7-bit - compatible with punch tape and AT&T teletype hardware.
Did away with shift set of alternative characters.
128 value possible.
Represents 0-9, A-Z, a-z, punctuation, and device control.
Some punctuation appears between the sequences 0-9, A-Z, and a-z.
But within each sequence, values are sequential and contiguous
J (74) does follow I (73)
making collation much easier to code.
33 non-printable control characters for controlling output devices.
- teletype and later printers
Print control.
Backspace, linefeed (vt), form feed, tab (ht), carriage return (cr),
linefeed (lf), etc.
# interpreted by device.
Transmission control.
CTS (clear to send), RTS (ready to send), EOT (end of text), etc.
DOS/Windows systems use [cr][lf] (13,10) character pair to mark end
of current line.
Unix/Linux systems use only [lf] (10).
Early Apples and other used only [cr] (13).
Early printers handled [cr] and [lf] separately allowing over-strike
(reprint over same line) or other formatting such as stair-case
indenting.
94 printable A-Z,a-z,0-9 and various punctuation.
1 space - invisible graphic (actual value - not null)
Image of character (glyph) defined by device displaying.
00 - null (nul) ~ neither printable or non-printable, control character(?)
Sometimes refereed to as the null terminator.
In C, marks end of string.
Sometimes represents a NOP as a way to stall while some other action
completes.
High bit usage (in 8 bit byte storage).
For ASCII, set to null
Some systems use as parity check.
A number of system and equipment makers used high bit to define an
additional custom character set.
Some non-English western languages characters. (for French, Spanish, etc.)
Simple graphic symbols - often custom to system or device (Epson vs. IBM)

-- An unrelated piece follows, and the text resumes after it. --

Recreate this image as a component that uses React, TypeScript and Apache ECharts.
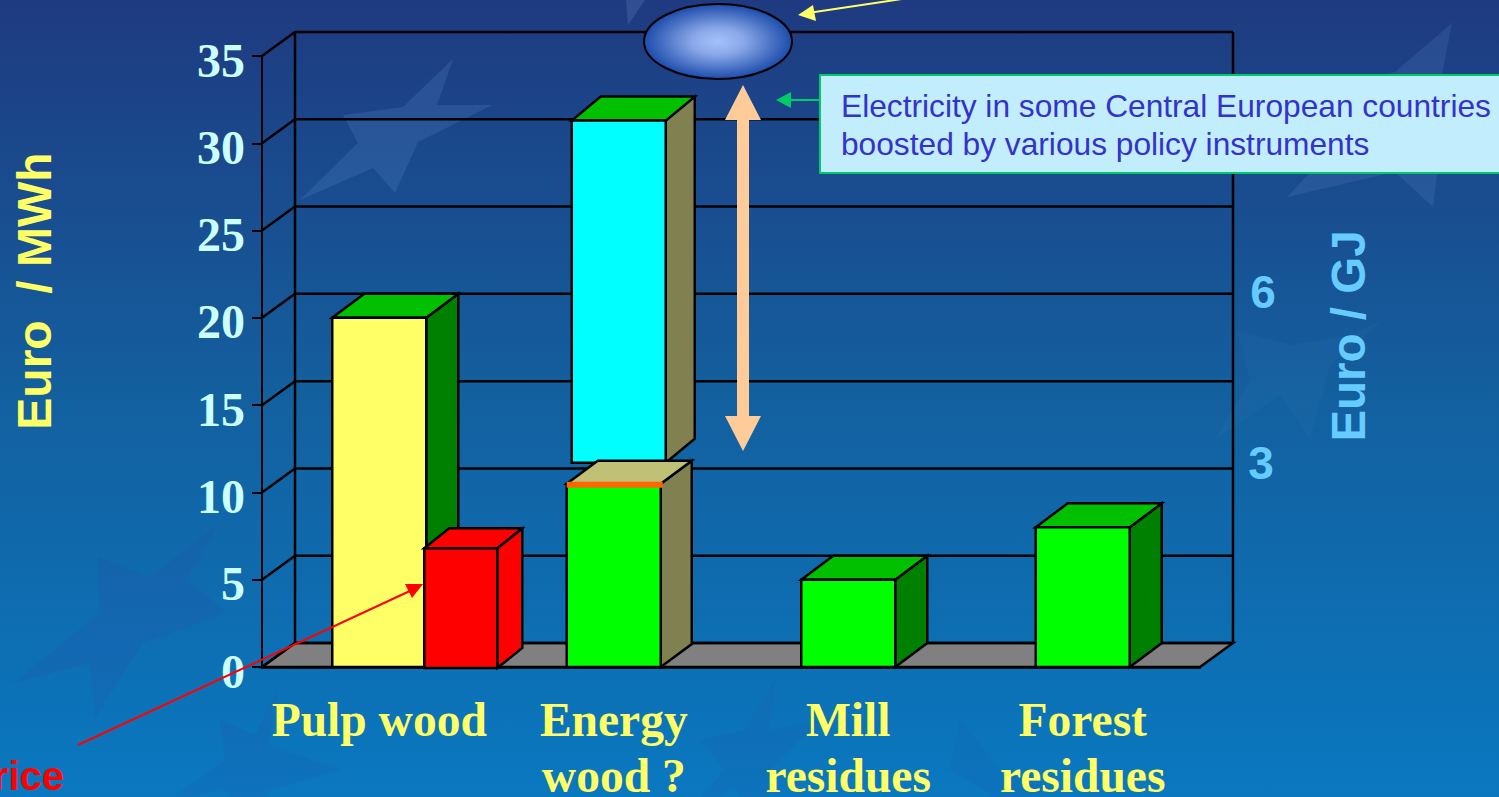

Smiley faces, lines and angles used to draw boxes on screen.
IBM code page 437
Still geared for English/Western European character sets
Code pages
see wikipedia topic ISO_8859-1
Before Unicode, computer manufacturers used OEM code pages to define
alternative character sets for other languages.
Code pages were firmware re-definitions of the 7-bit ASCII and, possibly,
the hi-bit extension values to reflect the characters of a specific
country.
e.g computers sold to Russia displayed Cyrillic characters.
(and only Cyrillic)
Eventually, these were standardized - ANSI/ISO 8859 code pages
But still based on 1 bytes characters.
* IBM and Microsoft keep separate 'standards'.
See 'code pages' on wikipedia.
Re-introduces the problem of converting information between systems
using different definitions of character sets.